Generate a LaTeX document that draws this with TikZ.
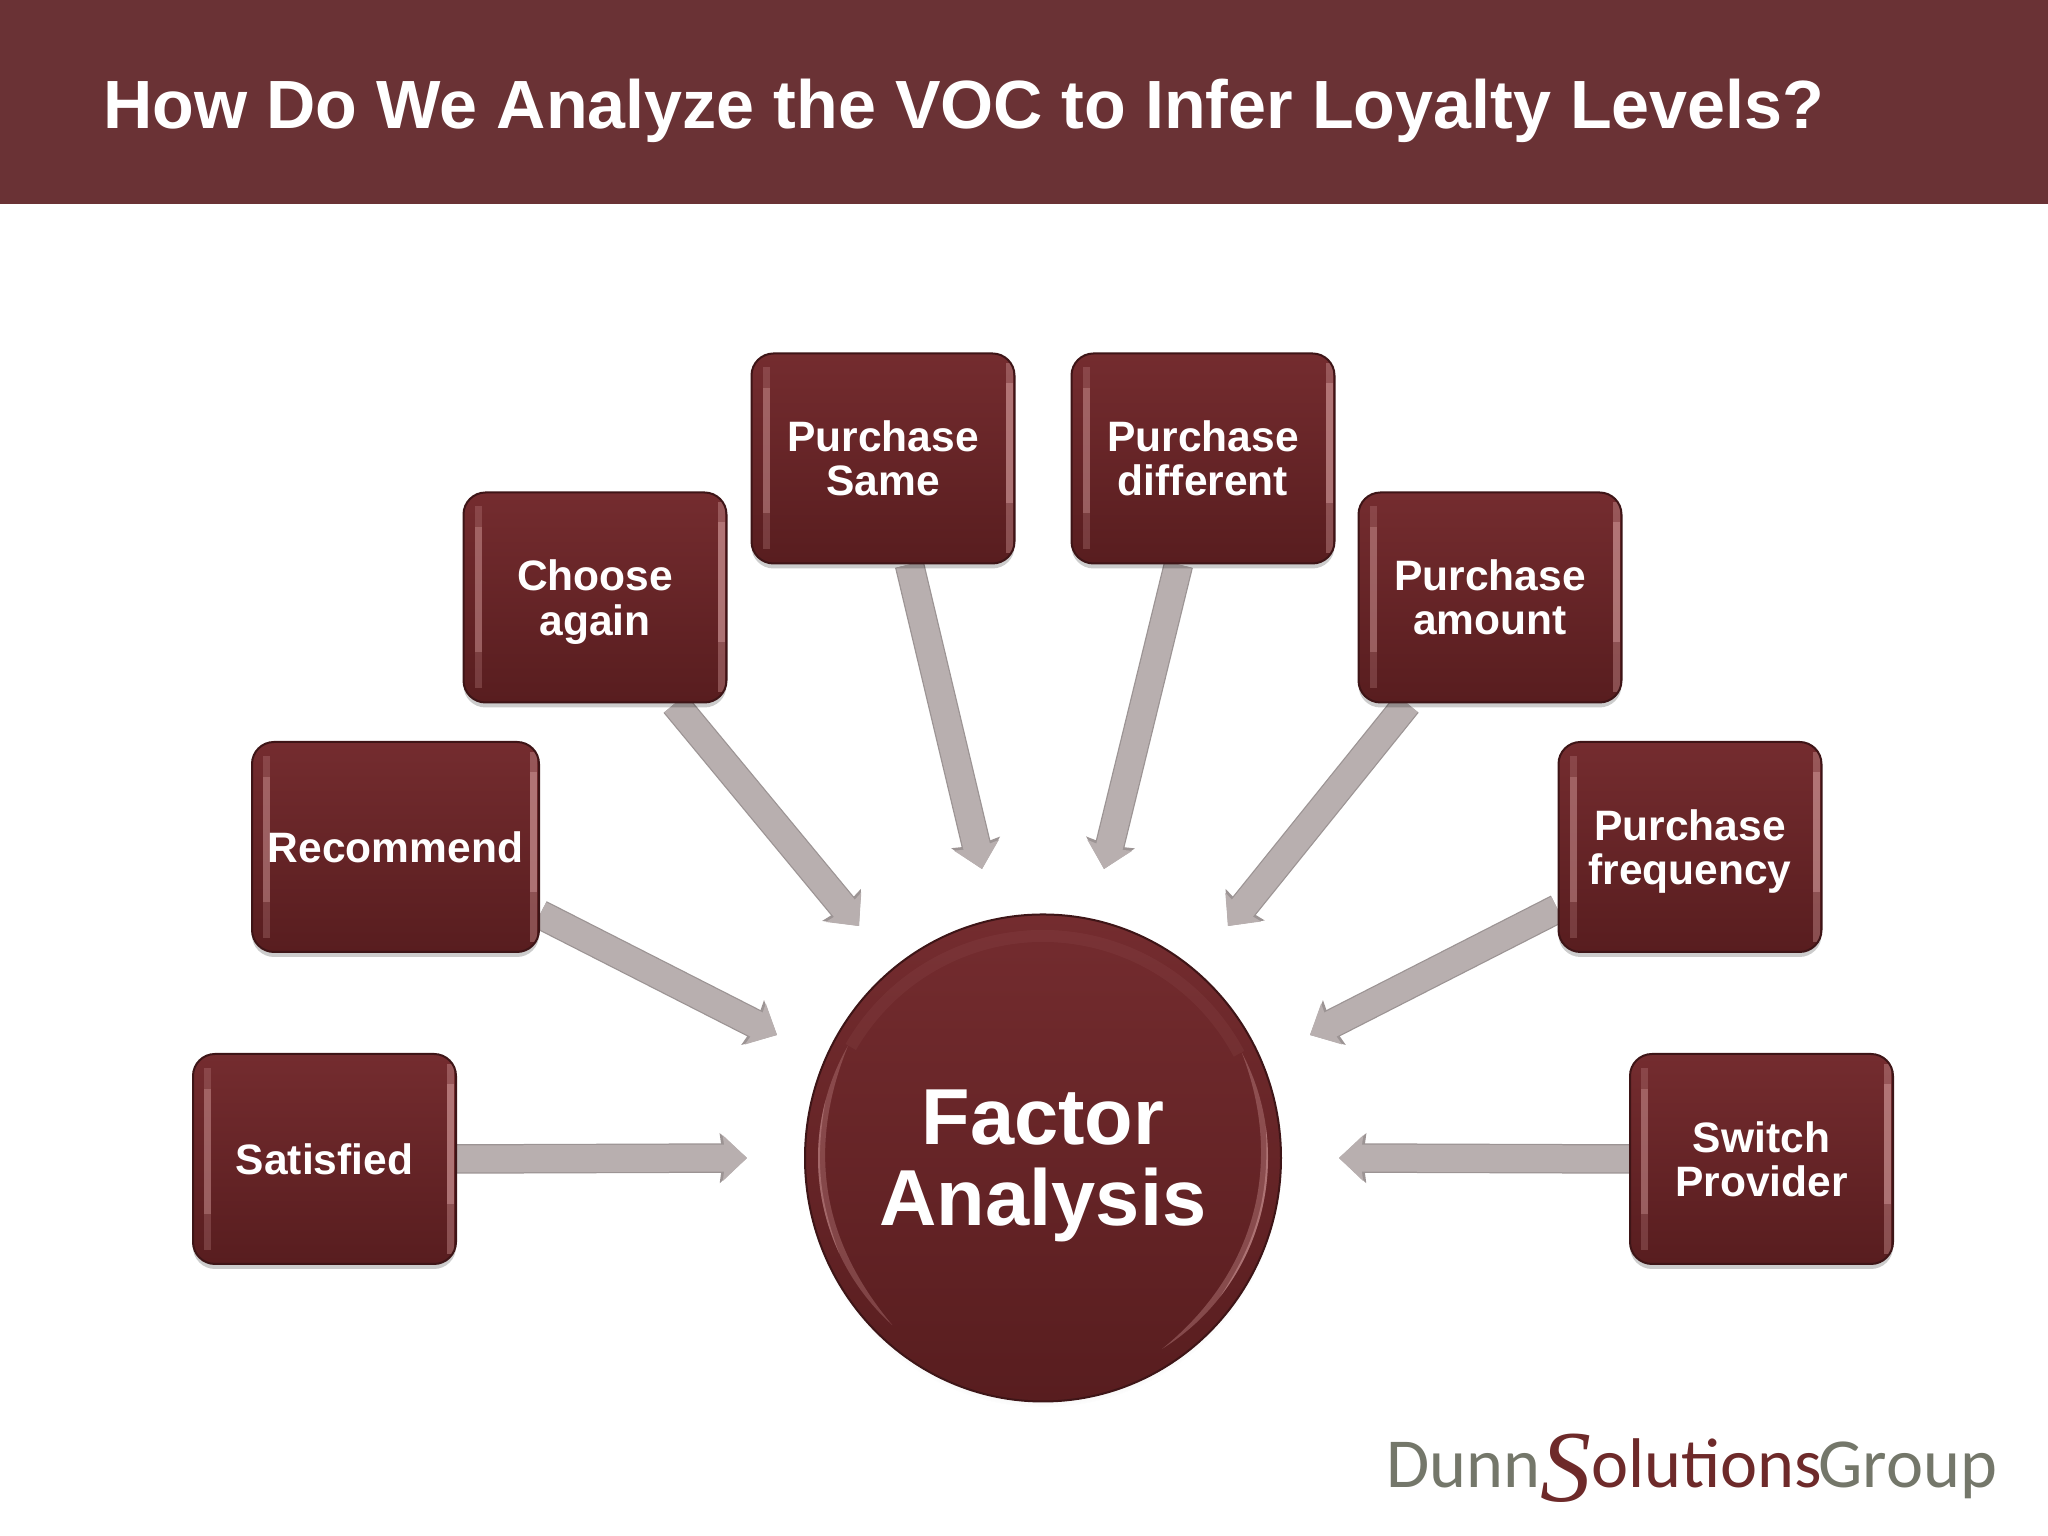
\documentclass[tikz,border=0pt]{standalone}
\usepackage{fontspec}
\setmainfont{Liberation Sans}
\newfontfamily\logofont{Carlito}
\newfontfamily\logoserif{Liberation Serif}
\usetikzlibrary{arrows.meta,backgrounds,shadows,shapes.geometric,calc}
\definecolor{bannerred}{HTML}{6A3235}
\definecolor{boxtop}{HTML}{742C2F}
\definecolor{boxbot}{HTML}{581D1F}
\definecolor{boxedge}{HTML}{3E1517}
\definecolor{glint}{HTML}{D29A9A}
\definecolor{connfill}{HTML}{B8AFAF}
\definecolor{connedge}{HTML}{9C9494}
\definecolor{logogray}{HTML}{74776A}
\definecolor{logored}{HTML}{6E2A2A}
\newcommand{\nodepth}[1]{\leavevmode\smash{#1}}
\begin{document}
\begin{tikzpicture}[
	main/.style = {draw=boxedge, line width=.2mm, rounded corners=2.2mm, top color=boxtop, bottom color=boxbot,
		minimum width=2.63cm, minimum height=2.1cm, align=center, text=white, inner sep=0pt,
		font=\bfseries\fontsize{12.1}{12.6}\selectfont,
		drop shadow={shadow xshift=0mm, shadow yshift=-.5mm, opacity=.2, fill=black},
		path picture={
			\fill[glint, opacity=.25, sharp corners] ($(path picture bounding box.north west)+(.11,-.14)$) rectangle ($(path picture bounding box.south west)+(.18,.14)$);
			\fill[glint, opacity=.35, sharp corners] ($(path picture bounding box.north west)+(.11,-.35)$) rectangle ($(path picture bounding box.south west)+(.18,.5)$);
			\fill[glint, opacity=.4, sharp corners] ($(path picture bounding box.north east)+(-.09,-.1)$) rectangle ($(path picture bounding box.south east)+(-.02,.1)$);
			\fill[glint, opacity=.45, sharp corners] ($(path picture bounding box.north east)+(-.09,-.3)$) rectangle ($(path picture bounding box.south east)+(-.02,.6)$);
		}},
	hub/.style = {draw=boxedge, line width=.2mm, ellipse, top color=boxtop, bottom color=boxbot,
		minimum width=4.76cm, minimum height=4.87cm, align=center, text=white, inner sep=0pt,
		font=\bfseries\fontsize{22.6}{23}\selectfont,
		circular drop shadow={shadow xshift=0mm, shadow yshift=-.6mm, opacity=.15, fill=black, shadow scale=1}},
	conn/.style = {draw=connfill, line width=.27cm, -{Stealth[length=.24cm, width=.45cm, inset=.03cm]},
		preaction={draw=connedge, line width=.295cm, -{Stealth[length=.27cm, width=.49cm, inset=.03cm]}}},
	]
	\useasboundingbox (0,0) rectangle (20.48,15.36);

	% header
	\node[fill=bannerred, minimum width=20.48cm, minimum height=2.04cm, inner sep=0pt] (banner) at (10.24,14.34) {};
	\node[anchor=west, text=white, inner sep=0pt, font=\bfseries\fontsize{19.42}{24}\selectfont] (title) at (1.03,14.25) {How Do We Analyze the VOC to Infer Loyalty Levels?};

	% boxes
	\node[main] (sat) at (3.245,3.77) {Satisfied};
	\node[main, minimum width=2.87cm] (rec) at (3.955,6.89) {Recommend};
	\node[main] (cho) at (5.95,9.385) {Choose\\\nodepth{again}};
	\node[main] (same) at (8.83,10.775) {Purchase\\Same};
	\node[main] (diff) at (12.03,10.775) {Purchase\\different};
	\node[main] (amt) at (14.90,9.385) {Purchase\\amount};
	\node[main] (freq) at (16.90,6.89) {Purchase\\\nodepth{frequency}};
	\node[main] (sw) at (17.615,3.77) {Switch\\Provider};
	\node[hub] (fa) at (10.43,3.78) {Factor\\\nodepth{Analysis}};

	% free ends of the arrows
	\coordinate (tsat) at (7.47,3.78);
	\coordinate (trec) at (7.77,5.01);
	\coordinate (tcho) at (8.59,6.10);
	\coordinate (tsame) at (9.82,6.67);
	\coordinate (tdiff) at (11.04,6.67);
	\coordinate (tamt) at (12.28,6.10);
	\coordinate (tfreq) at (13.10,5.01);
	\coordinate (tsw) at (13.39,3.78);

	\begin{scope}[on background layer]
		\path
			(sat.east) edge [conn] (tsat)
			(rec.-25) edge [conn] (trec)
			(cho.-53) edge [conn] (tcho)
			(same.-76) edge [conn] (tsame)
			(diff.-103) edge [conn] (tdiff)
			(amt.-128) edge [conn] (tamt)
			(freq.-155) edge [conn] (tfreq)
			(sw.west) edge [conn] (tsw);
	\end{scope}

	% glints on the hub
	\fill[glint, opacity=.3] (fa.center) ++(150:2.25) arc[start angle=150, end angle=228, radius=2.25] to[bend left=31] ($(fa.center)+(150:2.25)$);
	\fill[glint, opacity=.4] (fa.center) ++(165:2.25) arc[start angle=165, end angle=205, radius=2.25] to[bend left=15] ($(fa.center)+(165:2.25)$);
	\fill[glint, opacity=.35] (fa.center) ++(-58:2.25) arc[start angle=-58, end angle=28, radius=2.25] to[bend left=36] ($(fa.center)+(-58:2.25)$);
	\fill[glint, opacity=.5] (fa.center) ++(-38:2.25) arc[start angle=-38, end angle=8, radius=2.25] to[bend left=18] ($(fa.center)+(-38:2.25)$);
	\draw[glint, opacity=.07, line width=1.2mm] (fa.center) ++(28:2.22) arc[start angle=28, end angle=150, radius=2.22];

	% logo
	\node[anchor=base west, inner sep=0pt, text=logogray, font=\logofont\fontsize{20}{20}\selectfont] (logo) at (13.86,.48) {Dunn{\color{logored}\raisebox{-.14cm}{\logoserif\itshape\fontsize{29}{29}\selectfont S}olutions}\hspace{-.04cm}Group};
\end{tikzpicture}
\end{document}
# # # # #
WHAT THIS TASK INVOLVES — Without the pictures, retype the whole of the material above exactly.

FULL ANSWER —
Generate a LaTeX document that draws this with TikZ.
\documentclass[tikz,border=0pt]{standalone}
\usepackage{fontspec}
\setmainfont{Liberation Sans}
\newfontfamily\logofont{Carlito}
\newfontfamily\logoserif{Liberation Serif}
\usetikzlibrary{arrows.meta,backgrounds,shadows,shapes.geometric,calc}
\definecolor{bannerred}{HTML}{6A3235}
\definecolor{boxtop}{HTML}{742C2F}
\definecolor{boxbot}{HTML}{581D1F}
\definecolor{boxedge}{HTML}{3E1517}
\definecolor{glint}{HTML}{D29A9A}
\definecolor{connfill}{HTML}{B8AFAF}
\definecolor{connedge}{HTML}{9C9494}
\definecolor{logogray}{HTML}{74776A}
\definecolor{logored}{HTML}{6E2A2A}
\newcommand{\nodepth}[1]{\leavevmode\smash{#1}}
\begin{document}
\begin{tikzpicture}[
	main/.style = {draw=boxedge, line width=.2mm, rounded corners=2.2mm, top color=boxtop, bottom color=boxbot,
		minimum width=2.63cm, minimum height=2.1cm, align=center, text=white, inner sep=0pt,
		font=\bfseries\fontsize{12.1}{12.6}\selectfont,
		drop shadow={shadow xshift=0mm, shadow yshift=-.5mm, opacity=.2, fill=black},
		path picture={
			\fill[glint, opacity=.25, sharp corners] ($(path picture bounding box.north west)+(.11,-.14)$) rectangle ($(path picture bounding box.south west)+(.18,.14)$);
			\fill[glint, opacity=.35, sharp corners] ($(path picture bounding box.north west)+(.11,-.35)$) rectangle ($(path picture bounding box.south west)+(.18,.5)$);
			\fill[glint, opacity=.4, sharp corners] ($(path picture bounding box.north east)+(-.09,-.1)$) rectangle ($(path picture bounding box.south east)+(-.02,.1)$);
			\fill[glint, opacity=.45, sharp corners] ($(path picture bounding box.north east)+(-.09,-.3)$) rectangle ($(path picture bounding box.south east)+(-.02,.6)$);
		}},
	hub/.style = {draw=boxedge, line width=.2mm, ellipse, top color=boxtop, bottom color=boxbot,
		minimum width=4.76cm, minimum height=4.87cm, align=center, text=white, inner sep=0pt,
		font=\bfseries\fontsize{22.6}{23}\selectfont,
		circular drop shadow={shadow xshift=0mm, shadow yshift=-.6mm, opacity=.15, fill=black, shadow scale=1}},
	conn/.style = {draw=connfill, line width=.27cm, -{Stealth[length=.24cm, width=.45cm, inset=.03cm]},
		preaction={draw=connedge, line width=.295cm, -{Stealth[length=.27cm, width=.49cm, inset=.03cm]}}},
	]
	\useasboundingbox (0,0) rectangle (20.48,15.36);

	% header
	\node[fill=bannerred, minimum width=20.48cm, minimum height=2.04cm, inner sep=0pt] (banner) at (10.24,14.34) {};
	\node[anchor=west, text=white, inner sep=0pt, font=\bfseries\fontsize{19.42}{24}\selectfont] (title) at (1.03,14.25) {How Do We Analyze the VOC to Infer Loyalty Levels?};

	% boxes
	\node[main] (sat) at (3.245,3.77) {Satisfied};
	\node[main, minimum width=2.87cm] (rec) at (3.955,6.89) {Recommend};
	\node[main] (cho) at (5.95,9.385) {Choose\\\nodepth{again}};
	\node[main] (same) at (8.83,10.775) {Purchase\\Same};
	\node[main] (diff) at (12.03,10.775) {Purchase\\different};
	\node[main] (amt) at (14.90,9.385) {Purchase\\amount};
	\node[main] (freq) at (16.90,6.89) {Purchase\\\nodepth{frequency}};
	\node[main] (sw) at (17.615,3.77) {Switch\\Provider};
	\node[hub] (fa) at (10.43,3.78) {Factor\\\nodepth{Analysis}};

	% free ends of the arrows
	\coordinate (tsat) at (7.47,3.78);
	\coordinate (trec) at (7.77,5.01);
	\coordinate (tcho) at (8.59,6.10);
	\coordinate (tsame) at (9.82,6.67);
	\coordinate (tdiff) at (11.04,6.67);
	\coordinate (tamt) at (12.28,6.10);
	\coordinate (tfreq) at (13.10,5.01);
	\coordinate (tsw) at (13.39,3.78);

	\begin{scope}[on background layer]
		\path
			(sat.east) edge [conn] (tsat)
			(rec.-25) edge [conn] (trec)
			(cho.-53) edge [conn] (tcho)
			(same.-76) edge [conn] (tsame)
			(diff.-103) edge [conn] (tdiff)
			(amt.-128) edge [conn] (tamt)
			(freq.-155) edge [conn] (tfreq)
			(sw.west) edge [conn] (tsw);
	\end{scope}

	% glints on the hub
	\fill[glint, opacity=.3] (fa.center) ++(150:2.25) arc[start angle=150, end angle=228, radius=2.25] to[bend left=31] ($(fa.center)+(150:2.25)$);
	\fill[glint, opacity=.4] (fa.center) ++(165:2.25) arc[start angle=165, end angle=205, radius=2.25] to[bend left=15] ($(fa.center)+(165:2.25)$);
	\fill[glint, opacity=.35] (fa.center) ++(-58:2.25) arc[start angle=-58, end angle=28, radius=2.25] to[bend left=36] ($(fa.center)+(-58:2.25)$);
	\fill[glint, opacity=.5] (fa.center) ++(-38:2.25) arc[start angle=-38, end angle=8, radius=2.25] to[bend left=18] ($(fa.center)+(-38:2.25)$);
	\draw[glint, opacity=.07, line width=1.2mm] (fa.center) ++(28:2.22) arc[start angle=28, end angle=150, radius=2.22];

	% logo
	\node[anchor=base west, inner sep=0pt, text=logogray, font=\logofont\fontsize{20}{20}\selectfont] (logo) at (13.86,.48) {Dunn{\color{logored}\raisebox{-.14cm}{\logoserif\itshape\fontsize{29}{29}\selectfont S}olutions}\hspace{-.04cm}Group};
\end{tikzpicture}
\end{document}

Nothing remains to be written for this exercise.